Gerrard has been chronically inconsistent on the field and off it has developed a theme which became wearisome very quickly: he would stay at Liverpool only if the club offered firm evidence that they had a serious chance of winning trophies.
Meanwhile, statistics were building towards the conclusion that the team actually achieved better results when he was absent. The combination of these facts rather wipes out Gerrard's position that whether he goes or stays is strictly in the hands of his club. Reaching the semi-finals of the Champions' League while ravaged with injury is, after all, maybe a decent downpayment on the future.
Maybe the lesson of the latest Ferdinand affair, when he shared a London restaurant with the Chelsea chief executive, Peter Kenyon, and created a rather shrill echo of the latter's public collision with Arsenal's Ashley Cole, is that at all levels of football the game's dramatically changed reward system has still to be absorbed fully.
The fans seethe with resentment. The clubs play for sympathy, but those who have the resources, or the use of a bank's, submit to the pressure from agents.

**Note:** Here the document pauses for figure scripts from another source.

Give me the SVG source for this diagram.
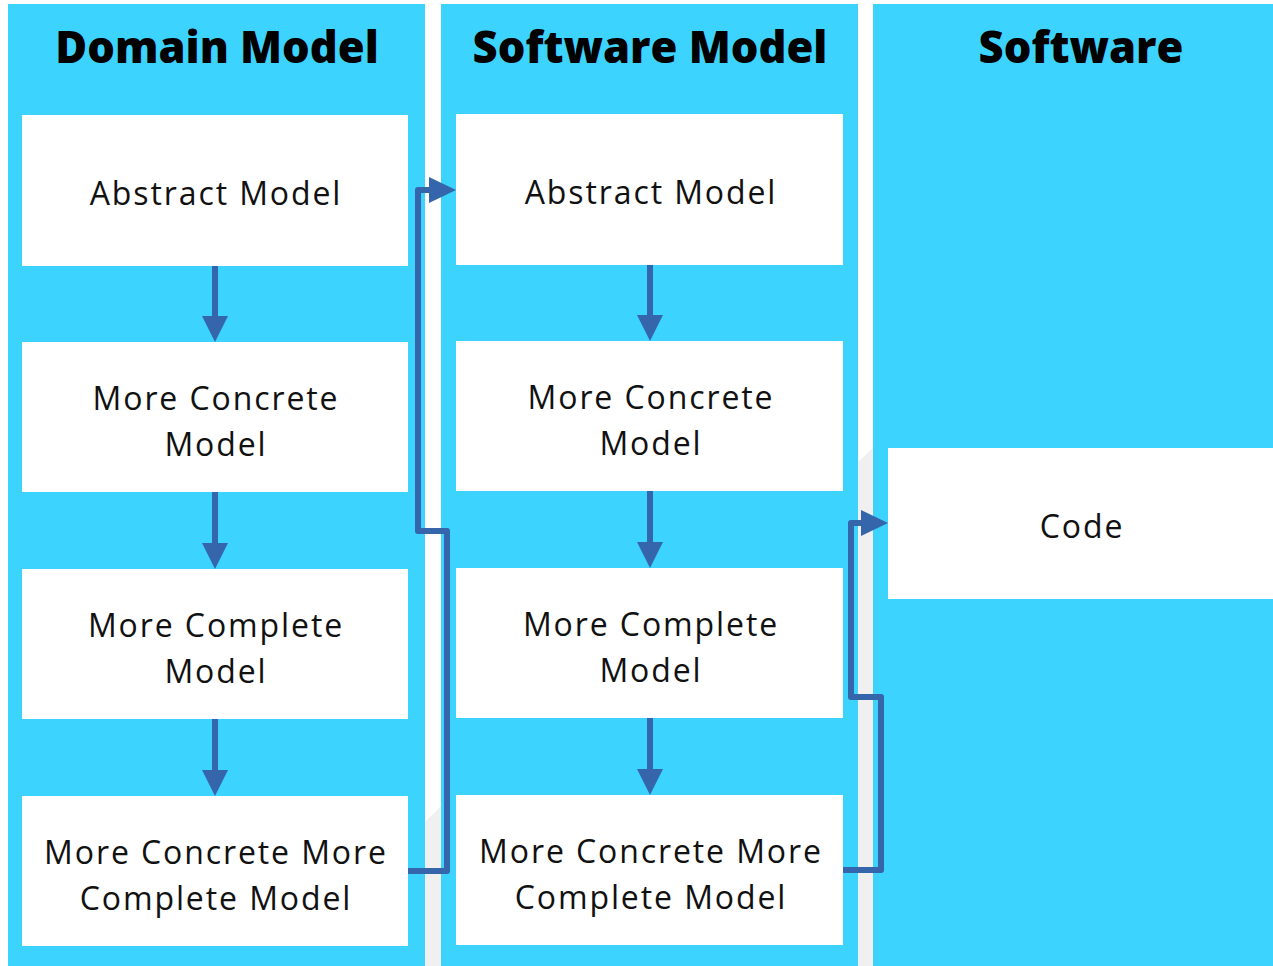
<svg xmlns="http://www.w3.org/2000/svg" width="1273" height="966" viewBox="0 0 1273 966">
  <style>
    .lane { fill: #3dd3ff; }
    .shade { fill: #f0f0f0; }
    .box { fill: #ffffff; }
    .title { font-family: "Open Sans", "DejaVu Sans", sans-serif; font-weight: 800; font-size: 43.5px; fill: #000; text-anchor: middle; }
    .label { font-family: "Open Sans", "DejaVu Sans", sans-serif; font-size: 32px; letter-spacing: 1.9px; fill: #111; text-anchor: middle; }
    .flow { fill: none; stroke: #3565ab; stroke-width: 6; stroke-linejoin: round; }
    .head { fill: #3565ab; }
  </style>
  <rect width="1273" height="966" fill="#ffffff"/>

  <!-- gutter shading between lanes -->
  <polygon class="shade" points="425,822 441,806 441,966 425,966"/>
  <polygon class="shade" points="858,462 873,448 873,966 858,966"/>

  <!-- lanes -->
  <g id="lane-domain">
    <rect class="lane" x="8" y="4" width="417" height="962"/>
    <text class="title" x="217" y="63">Domain Model</text>
  </g>
  <g id="lane-software-model">
    <rect class="lane" x="441" y="4" width="417" height="962"/>
    <text class="title" x="650" y="63">Software Model</text>
  </g>
  <g id="lane-software">
    <rect class="lane" x="873" y="4" width="400" height="962"/>
    <text class="title" x="1081" y="63">Software</text>
  </g>

  <!-- domain model nodes -->
  <g id="dm-abstract">
    <rect class="box" x="22" y="115" width="386" height="151"/>
    <text class="label" x="216" y="205">Abstract Model</text>
  </g>
  <g id="dm-concrete">
    <rect class="box" x="22" y="342" width="386" height="150"/>
    <text class="label" x="216" y="410">More Concrete</text>
    <text class="label" x="216" y="456">Model</text>
  </g>
  <g id="dm-complete">
    <rect class="box" x="22" y="569" width="386" height="150"/>
    <text class="label" x="216" y="637">More Complete</text>
    <text class="label" x="216" y="683">Model</text>
  </g>
  <g id="dm-concrete-complete">
    <rect class="box" x="22" y="796" width="386" height="150"/>
    <text class="label" x="216" y="864">More Concrete More</text>
    <text class="label" x="216" y="910">Complete Model</text>
  </g>

  <!-- software model nodes -->
  <g id="sm-abstract">
    <rect class="box" x="456" y="114" width="387" height="151"/>
    <text class="label" x="651" y="204">Abstract Model</text>
  </g>
  <g id="sm-concrete">
    <rect class="box" x="456" y="341" width="387" height="150"/>
    <text class="label" x="651" y="409">More Concrete</text>
    <text class="label" x="651" y="455">Model</text>
  </g>
  <g id="sm-complete">
    <rect class="box" x="456" y="568" width="387" height="150"/>
    <text class="label" x="651" y="636">More Complete</text>
    <text class="label" x="651" y="682">Model</text>
  </g>
  <g id="sm-concrete-complete">
    <rect class="box" x="456" y="795" width="387" height="150"/>
    <text class="label" x="651" y="863">More Concrete More</text>
    <text class="label" x="651" y="909">Complete Model</text>
  </g>

  <!-- software node -->
  <g id="code">
    <rect class="box" x="888" y="448" width="385" height="151"/>
    <text class="label" x="1082" y="538">Code</text>
  </g>

  <!-- connectors -->
  <g id="connectors">
    <path class="flow" d="M215,266 V318"/>
    <polygon class="head" points="202,316 228,316 215,342"/>
    <path class="flow" d="M215,492 V545"/>
    <polygon class="head" points="202,543 228,543 215,569"/>
    <path class="flow" d="M215,719 V772"/>
    <polygon class="head" points="202,770 228,770 215,796"/>

    <path class="flow" d="M650,265 V317"/>
    <polygon class="head" points="637,315 663,315 650,341"/>
    <path class="flow" d="M650,491 V544"/>
    <polygon class="head" points="637,542 663,542 650,568"/>
    <path class="flow" d="M650,718 V771"/>
    <polygon class="head" points="637,769 663,769 650,795"/>

    <path class="flow" d="M408,871 H447 V531 H418 V190 H432"/>
    <polygon class="head" points="429,177 456,190 429,203"/>

    <path class="flow" d="M843,870 H881 V697 H851 V523 H864"/>
    <polygon class="head" points="861,510 888,523 861,536"/>
  </g>
</svg>
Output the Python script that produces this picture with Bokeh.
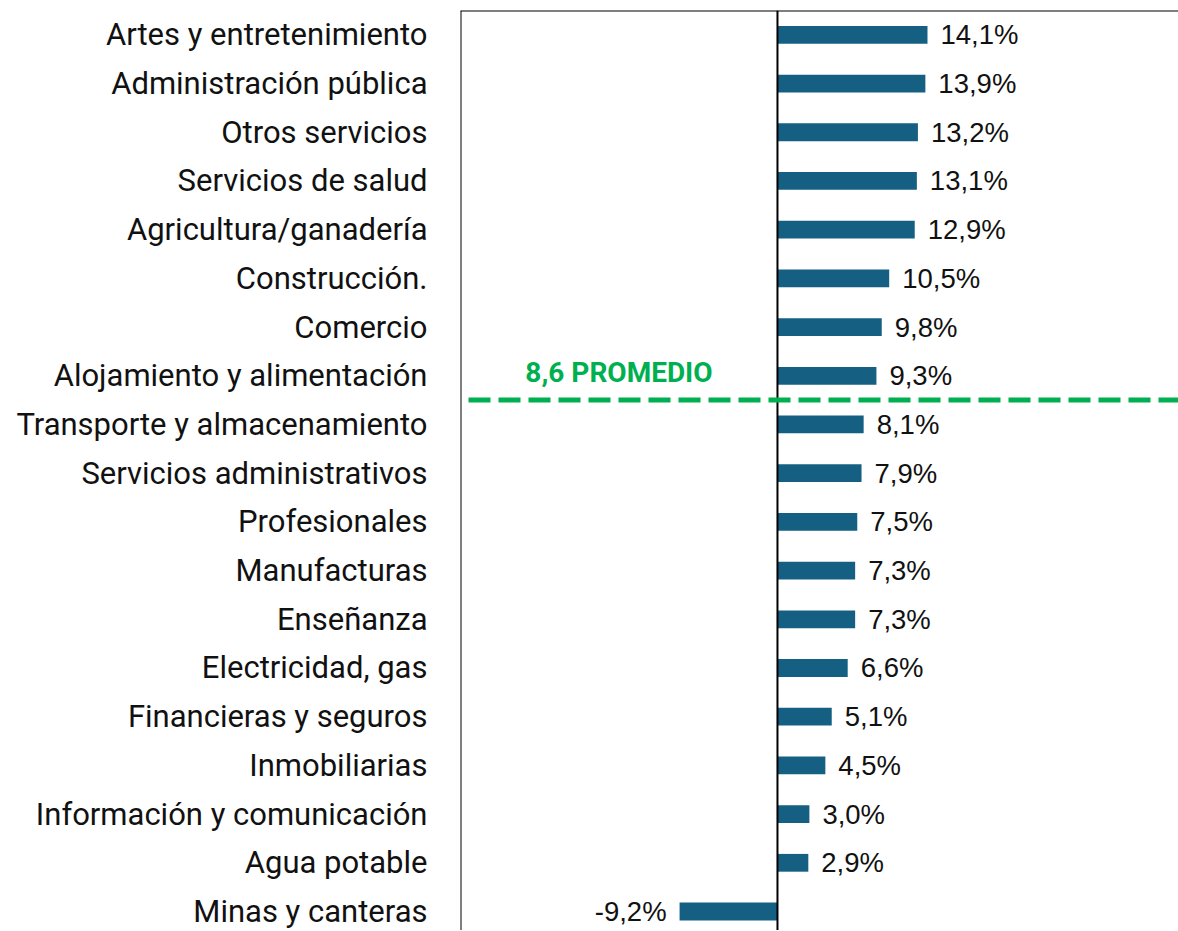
from bokeh.plotting import figure
from bokeh.models import Range1d, Span, FixedTicker, ColumnDataSource
from bokeh.core.properties import value
from bokeh.embed import file_html
from bokeh.resources import INLINE

categories = [
    "Artes y entretenimiento", "Administración pública", "Otros servicios",
    "Servicios de salud", "Agricultura/ganadería", "Construcción.", "Comercio",
    "Alojamiento y alimentación", "Transporte y almacenamiento",
    "Servicios administrativos", "Profesionales", "Manufacturas", "Enseñanza",
    "Electricidad, gas", "Financieras y seguros", "Inmobiliarias",
    "Información y comunicación", "Agua potable", "Minas y canteras",
]
values = [14.1, 13.9, 13.2, 13.1, 12.9, 10.5, 9.8, 9.3, 8.1, 7.9, 7.5, 7.3,
          7.3, 6.6, 5.1, 4.5, 3.0, 2.9, -9.2]
promedio = 8.6
promedio_label = "8,6 PROMEDIO"

BAR = "#156082"
GREEN = "#00B050"

idx = list(range(len(categories)))
labels = [f"{v:.1f}".replace(".", ",") + "%" for v in values]

x0, x1 = -29.79, 37.69
p = figure(width=1178, height=930, output_backend="svg", toolbar_location=None,
           x_range=Range1d(x0, x1), y_range=Range1d(18.39, -0.5),
           x_axis_location=None, min_border_left=460, min_border_right=0,
           min_border_top=10, min_border_bottom=0)
p.outline_line_color = None
p.xgrid.visible = False
p.ygrid.visible = False
p.background_fill_color = "white"
p.border_fill_color = "white"

ya = p.yaxis[0]
ya.ticker = FixedTicker(ticks=idx)
ya.major_label_overrides = {i: c for i, c in zip(idx, categories)}
ya.axis_line_color = None
ya.major_tick_line_color = None
ya.minor_tick_line_color = None
ya.major_tick_out = 0
ya.major_tick_in = 0
ya.major_label_standoff = 33
ya.major_label_text_font = "Roboto"
ya.major_label_text_font_size = "31px"
ya.major_label_text_color = "#111111"

src = ColumnDataSource(dict(y=idx, v=values, lab=labels))
p.hbar(y="y", left=0, right="v", height=0.365, source=src, color=BAR, line_color=None)

pos = ColumnDataSource(dict(y=[i for i in idx if values[i] >= 0],
                            v=[values[i] for i in idx if values[i] >= 0],
                            lab=[labels[i] for i in idx if values[i] >= 0]))
neg = ColumnDataSource(dict(y=[i for i in idx if values[i] < 0],
                            v=[values[i] for i in idx if values[i] < 0],
                            lab=[labels[i] for i in idx if values[i] < 0]))
common = dict(text_font=value("Liberation Sans"), text_font_size="27.5px",
              text_baseline="middle", text_color="#111111")
p.text(x="v", y="y", text="lab", source=pos, text_align="left", x_offset=13, **common)
p.text(x="v", y="y", text="lab", source=neg, text_align="right", x_offset=-13, **common)

# frame borders (top, left) and zero line
p.add_layout(Span(location=-0.5, dimension="width", line_color="black", line_width=2))
p.add_layout(Span(location=x0, dimension="height", line_color="black", line_width=2))
p.add_layout(Span(location=0, dimension="height", line_color="black", line_width=2))

# average line: between last row above average and first row below
last_above = max(i for i in idx if values[i] > promedio)
yline = last_above + 0.5
p.add_layout(Span(location=yline, dimension="width", line_color=GREEN, line_width=5,
                  line_dash="22 8", line_dash_offset=22))
p.text(x=[(x0 + 0) / 2], y=[yline - 0.5], text=[promedio_label], text_align="center",
       text_baseline="middle", y_offset=-3, text_font=value("Roboto"), text_font_style="bold",
       text_font_size="28px", text_color=GREEN)

open("out.html", "w").write(file_html(p, INLINE))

The players swim along in a tide that so often seems to sweep away any sense of personal responsibility, any relationship between the amount of money they receive and the level of performance they produce.
Interestingly, old pros rarely rail against the huge gap between the often grotesque rewards of today's players and the shabby treatment they received. "Part of the reason for this," said one yesterday, "is that the old guys realise that the clubs would still be sticking it to today's players if they had the chance. In our day we were always being told that there was no sentiment, that the game moved on and when you were no longer any use to a club you were history. So many guys heading for walking sticks and wheelchairs have been told that. It was generally accepted, though occasionally there was complaint when it was made to seem like some virtue. Now it is noted that it is not only players who make the big money out of the game. They see the director fees and shareholder profits and then they consider, as they always have, who it is who fills the stadium."
It is something to remember, if we can, when a Rio Ferdinand, in his fashionably tattered jeans and mind-boggling income, pushes out the bowl like Oliver Twist. It is his right to ask. The responsibility of Manchester United and Chelsea is simply to consider his true value.